In the Victorian Era, the common goal for women’s waists wearing a corset was around 18 inches, with another rule of thumb often used being a 1:2 waist to hip ratio. However, the Guinness World Record belongs to now 75 year old Cathie Jung with her incredibly tiny 15 inch waist with a corset on. To put that in to perspective an average person can produce a 16" circle by touching the tips of their two thumbs and middle fingers together.
In the Victorian Era, the corset was often a symbol of class, with the upper class boasting a large collection of extravagant corsets and the lower class lucky to have one, even if simple and purely for support. Nowadays, well manufactured ones are a rare commodity and not something you come across on a regular day. Unless, you happen to find yourself at a Parisian Antique Corset Exhibition, like I did last Sunday afternoon.
There couldn`t have been a better place to hold an event to showcase a selection of Melanie Talkington`s corsets. The mansion itself is like stepping back in time, with its iron gate entrance, its elegant dining and living rooms and its large veranda surrounded by lush gardens.
With four hours to peruse the corsets, jewellery, soaps and mansion there was plenty of time to have a sparkling wine or tea outside in the sunshine. There was also a mime to entertain the young and old with his juggling and his balloon-making as well as a photo booth by Madame McRae's boudoir. Cookies shaped like corsets, decadent cupcakes and savory quiche were for sale in the foyer as well as hand-made artisan chocolates from CocoaNymph.

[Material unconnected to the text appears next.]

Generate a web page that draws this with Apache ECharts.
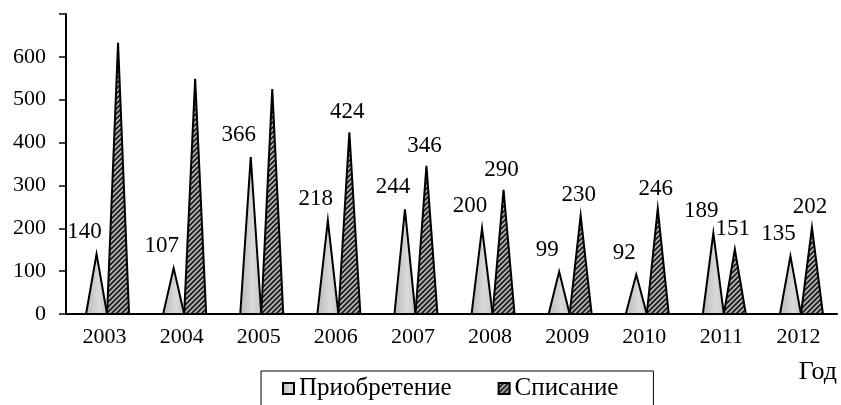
<!DOCTYPE html>
<html>
<head>
<meta charset="utf-8">
<script src="https://cdn.jsdelivr.net/npm/echarts@6/dist/echarts.min.js"></script>
</head>
<body style="margin:0;background:#fff;">
<div id="main" style="width:841px;height:405px;"></div>
<script type="text/javascript">
	// данные
	var years = ['2003', '2004', '2005', '2006', '2007', '2008', '2009', '2010', '2011', '2012'];
	var buy = [140, 107, 366, 218, 244, 200, 99, 92, 189, 135];
	var writeOff = [633, 549, 525, 424, 346, 290, 230, 246, 151, 202];
	// подписи над списанием показаны не у всех лет
	var writeOffLabel = [false, false, false, true, true, true, true, true, true, true];
	var yTicks = [0, 100, 200, 300, 400, 500, 600];

	var FONT = '"Liberation Serif", "Times New Roman", serif';

	// штриховка
	var hatch = document.createElement('canvas');
	hatch.width = 5;
	hatch.height = 5;
	var ctx = hatch.getContext('2d');
	ctx.fillStyle = '#b4b4b4';
	ctx.fillRect(0, 0, 5, 5);
	ctx.strokeStyle = '#1a1a1a';
	ctx.lineWidth = 1.7;
	ctx.beginPath();
	ctx.moveTo(-1, 6); ctx.lineTo(6, -1);
	ctx.moveTo(-1, 1); ctx.lineTo(1, -1);
	ctx.moveTo(4, 6); ctx.lineTo(6, 4);
	ctx.stroke();

	// треугольник-"пирамида" для каждого года
	function triangle(shift, halfW, lx, ly) {
		return function (params, api) {
			var top = api.coord([api.value(0), api.value(1)]);
			var base = api.coord([api.value(0), 0]);
			var cx = top[0] + shift;
			var children = [{
				type: 'polygon',
				shape: { points: [[cx - halfW, base[1]], [cx, top[1]], [cx + halfW, base[1]]] },
				style: api.style({ stroke: '#000', lineWidth: 2 })
			}];
			if (api.value(2)) {
				children.push({
					type: 'text',
					x: cx + lx,
					y: top[1] + ly,
					style: {
						text: String(api.value(1)),
						font: '23px ' + FONT,
						fill: '#000',
						align: 'center',
						verticalAlign: 'middle'
					}
				});
			}
			return { type: 'group', children: children };
		};
	}

	var myChart = echarts.init(document.getElementById('main'));

	myChart.setOption({
		animation: false,
		grid: { left: 66, right: 4, top: 14, bottom: 91 },
		legend: {
			left: 261,
			top: 371,
			padding: [5, 35, 20, 21],
			borderColor: '#000',
			borderWidth: 1,
			itemWidth: 11,
			itemHeight: 11,
			itemGap: 46,
			textStyle: { fontFamily: FONT, fontSize: 25, color: '#000' },
			data: [
				{ name: 'Приобретение', icon: 'rect' },
				{ name: 'Списание', icon: 'rect' }
			]
		},
		graphic: [{
			type: 'text',
			right: 4,
			top: 359,
			style: { text: 'Год', font: '26px ' + FONT, fill: '#000' }
		}],
		xAxis: {
			type: 'category',
			data: years,
			axisLine: { lineStyle: { color: '#000', width: 2 } },
			axisTick: { length: 7, lineStyle: { color: '#000', width: 1.5 } },
			axisLabel: { fontFamily: FONT, fontSize: 22, color: '#000', margin: 12 }
		},
		yAxis: {
			type: 'value',
			min: 0,
			max: 700,
			interval: 100,
			splitLine: { show: false },
			axisLine: { show: true, lineStyle: { color: '#000', width: 2 } },
			axisTick: { show: true, length: 7, lineStyle: { color: '#000', width: 1.5 } },
			axisLabel: {
				fontFamily: FONT, fontSize: 22, color: '#000', margin: 20,
				formatter: function (v) { return yTicks.indexOf(v) >= 0 ? String(v) : ''; }
			}
		},
		series: [{
			name: 'Приобретение',
			type: 'custom',
			renderItem: triangle(-8, 10.5, -12, -22),
			encode: { x: 0, y: 1 },
			itemStyle: {
				color: {
					type: 'linear', x: 0, y: 0, x2: 1, y2: 0,
					colorStops: [{ offset: 0, color: '#b8b8b8' }, { offset: 0.6, color: '#dadada' }, { offset: 1, color: '#c4c4c4' }]
				},
				borderColor: '#000',
				borderWidth: 1
			},
			data: buy.map(function (v, i) { return [i, v, 1]; })
		}, {
			name: 'Списание',
			type: 'custom',
			renderItem: triangle(13.5, 11, -2, -20),
			encode: { x: 0, y: 1 },
			itemStyle: {
				color: { image: hatch, repeat: 'repeat' },
				borderColor: '#000',
				borderWidth: 1
			},
			data: writeOff.map(function (v, i) { return [i, v, writeOffLabel[i] ? 1 : 0]; })
		}]
	});
</script>
</body>
</html>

“It will slim your waist I swear,” exclaimed the emcee of the day, Pierre (Mackenzie Gray) in a French accent. After all, the theme of the day was the exaggeration of a “womanly figure” and the hourglass shape a corset can offer. He even used the slimming line in reference to the jewellery, joking that “not only will it slim your waistline, it will slim your wallet.”
Women wandered the mansion in Melanie's corsets, and cancan ladies flashed the crowd; needless to say it was like a disco dance with the flashes from cameras creating a pseudo strobe light. With her efforts to bring an Antique Corset Museum to Vancouver and the support of everyone there that day she hopes to see them being less of a rarity and more frequently seen. The museum is scheduled to open this fall so hopefully her desire will become a reality.

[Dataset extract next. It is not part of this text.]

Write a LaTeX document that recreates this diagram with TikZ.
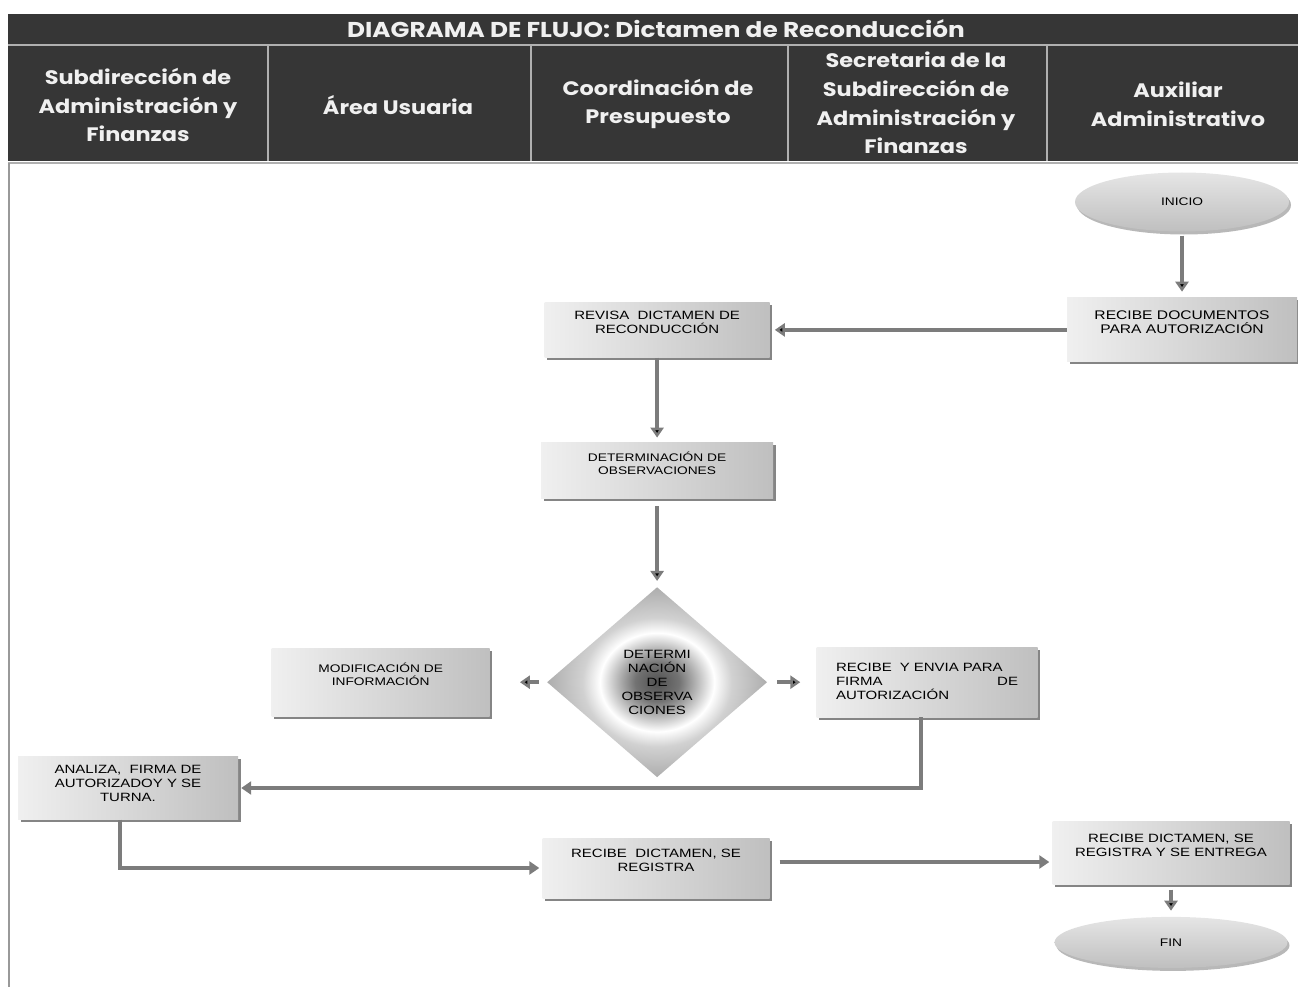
\documentclass[tikz,border=0pt]{standalone}
\usepackage{fontspec}
\setmainfont{Liberation Sans}[FakeStretch=1.25]
\newfontfamily\headfont{Poppins}[FakeStretch=1.15]
\usetikzlibrary{positioning, shapes.geometric, arrows.meta, shadows}

\definecolor{headgray}{HTML}{363636}
\definecolor{rulegray}{HTML}{B0B0B0}
\definecolor{flowgray}{HTML}{7C7C7C}

% dark core, white ring, grey rim (node box spans -25bp..25bp)
\pgfdeclareradialshading{decisionglow}{\pgfpoint{0bp}{0bp}}{%
  color(0bp)=(black!68); color(5bp)=(black!55); color(9bp)=(black!28);
  color(13bp)=(white); color(17bp)=(black!18); color(25bp)=(black!32); color(50bp)=(black!32)}

\tikzset{
  proc/.style={rectangle, left color=gray!12, right color=gray!50,
    drop shadow={shadow xshift=2.5pt, shadow yshift=-2.5pt, fill=gray!80!black, opacity=.8},
    font=\fontsize{12}{14}\selectfont, align=center, inner sep=0pt, text depth=16pt},
  term/.style={ellipse, top color=gray!20, bottom color=gray!50,
    drop shadow={shadow xshift=2pt, shadow yshift=-3pt, fill=gray!70, opacity=.8},
    font=\fontsize{11}{13}\selectfont, inner sep=0pt},
  decision/.style={diamond, shading=decisionglow, minimum width=220pt, minimum height=190pt,
    inner sep=0pt, align=center, font=\fontsize{12}{14}\selectfont},
  lane/.style={text=white!94!black, align=center,
    font=\headfont\bfseries\fontsize{19.5}{28.7}\selectfont},
  flow/.style={draw=flowgray, line width=4.5pt, -{Triangle[width=13pt,length=10pt]}},
}

\begin{document}
\begin{tikzpicture}[x=1pt, y=-1pt]
    \useasboundingbox (0,0) rectangle (1298,987);
    % header with the five lanes
    \fill[headgray] (8,14) rectangle (1298,161);
    \draw[rulegray, line width=1.3pt] (8,45) -- (1298,45);
    \foreach \x in {268,531,788,1047}
        \draw[rulegray, line width=1.3pt] (\x,45) -- (\x,161);
    \draw[rulegray, line width=1.5pt] (8,163) -- (1298,163);
    \draw[gray!80, line width=1.2pt] (9,163) -- (9,987);

    \node[lane, font=\headfont\bfseries\fontsize{21.5}{22}\selectfont] (title) at (656,29)
        {DIAGRAMA DE FLUJO: Dictamen de Reconducción};
    \node[lane] (subdir) at (138,105) {Subdirección de\\Administración y\\Finanzas};
    \node[lane] (usuaria) at (398,105) {Área Usuaria};
    \node[lane] (presup) at (658,104) {Coordinación de\\Presupuesto};
    \node[lane] (secret) at (916,103) {Secretaria de la\\Subdirección de\\Administración y\\Finanzas};
    \node[lane] (auxiliar) at (1178,104) {Auxiliar\\Administrativo};

    % flow nodes
    \node[term, minimum width=214pt, minimum height=59pt] (inicio) at (1182,202) {INICIO};
    \node[proc, minimum width=230pt, minimum height=64pt, below=66pt of inicio,
        font=\fontsize{12.5}{14}\selectfont] (recdoc) {RECIBE DOCUMENTOS\\PARA AUTORIZACIÓN};
    \node[proc, minimum width=225pt, minimum height=55pt, left=297pt of recdoc] (revisa)
        {REVISA\ \ DICTAMEN DE\\RECONDUCCIÓN};
    \node[proc, minimum width=232pt, minimum height=56pt, below=85pt of revisa,
        font=\fontsize{11}{13}\selectfont] (detobs) {DETERMINACIÓN DE\\OBSERVACIONES};
    \node[decision, below=88pt of detobs] (decide) {DETERMI\\NACIÓN\\DE\\OBSERVA\\CIONES};
    \node[proc, minimum width=218pt, minimum height=68pt, left=57pt of decide,
        font=\fontsize{11}{13}\selectfont] (modif) {MODIFICACIÓN DE\\INFORMACIÓN};
    \node[proc, minimum width=221pt, minimum height=70pt, right=49pt of decide,
        text width=182pt, align=left, text depth=30pt] (envia)
        {RECIBE\ \ Y ENVIA PARA\\FIRMA\hfill DE\\AUTORIZACIÓN};
    \node[proc, minimum width=220pt, minimum height=63pt, text depth=10pt] (analiza) at (128,788)
        {ANALIZA,\ \ FIRMA DE\\AUTORIZADOY Y SE\\TURNA.};
    \node[proc, minimum width=227pt, minimum height=60pt] (registra) at (656,868)
        {RECIBE\ \ DICTAMEN, SE\\REGISTRA};
    \node[proc, minimum width=237pt, minimum height=63pt] (entrega) at (1171,853)
        {RECIBE DICTAMEN, SE\\REGISTRA Y SE ENTREGA};
    \node[term, minimum width=233pt, minimum height=51pt, below=32pt of entrega] (fin) {FIN};

    % connectors
    \path[flow]
        (inicio) edge[shorten <=4pt, shorten >=6pt] (recdoc)
        (recdoc) edge[shorten >=5pt] (revisa)
        (revisa) edge[shorten >=5pt] (detobs)
        (detobs) edge[shorten <=7pt, shorten >=6pt] (decide)
        (decide) edge[shorten <=8pt, shorten >=30pt] (modif)
        (decide) edge[shorten <=10pt, shorten >=16pt] (envia)
        (entrega) edge[shorten <=5pt, shorten >=6pt] (fin);
    \draw[flow, shorten >=3pt] ([xshift=-6pt]envia.south) |- (analiza.east);
    \draw[flow, shorten >=3pt] ([xshift=-8pt]analiza.south) |- (registra.west);
    \coordinate (regout) at ([yshift=6pt]registra.east);
    \draw[flow, shorten <=10pt, shorten >=3pt] (regout) -- (regout -| entrega.west);
\end{tikzpicture}
\end{document}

“Every time I travel to Europe, it’s always a goal for me to do some treasure hunting and find some corsets to add to my collection.”
When she finds the corsets, she doesn’t try the originals on; she purchases them and makes reproductions first. She does this to preserve them, because they are very fragile and the eyelets can pop out or the fabric can tear.
"I've seen many exquisite and beautifully made corsets ruined by people trying them on." She lamented.
Once in Paris, when she was in her late 20's she made one of the first French antique corsets she ever bought, one of the favorites in her collection. She found it at a little antique shop and upon spotting it she said she “died and went to heaven”, falling quickly in love with its color and embroidery. She spent four hours there (boring her grandma who was with her) and left with six corsets. She claimed she spent the most money in that one shop that she’d ever spent in one visit in her entire life.
Mid-way through the day, Melanie guided us through a mini museum of corsets that were presented in the downstairs of the mansion. Her collection contained many export corsets, as well as a lot of French corsets. They varied in design and year made, but the one thing that was consistent was their ability to cinch a woman’s waist, increase her bust and accentuate her hips.
"I tried to keep the exhibition as colorful as I could, to show off how French fashion would’ve been. I looked in French magazines and they really liked to have a lot of color in their lingerie."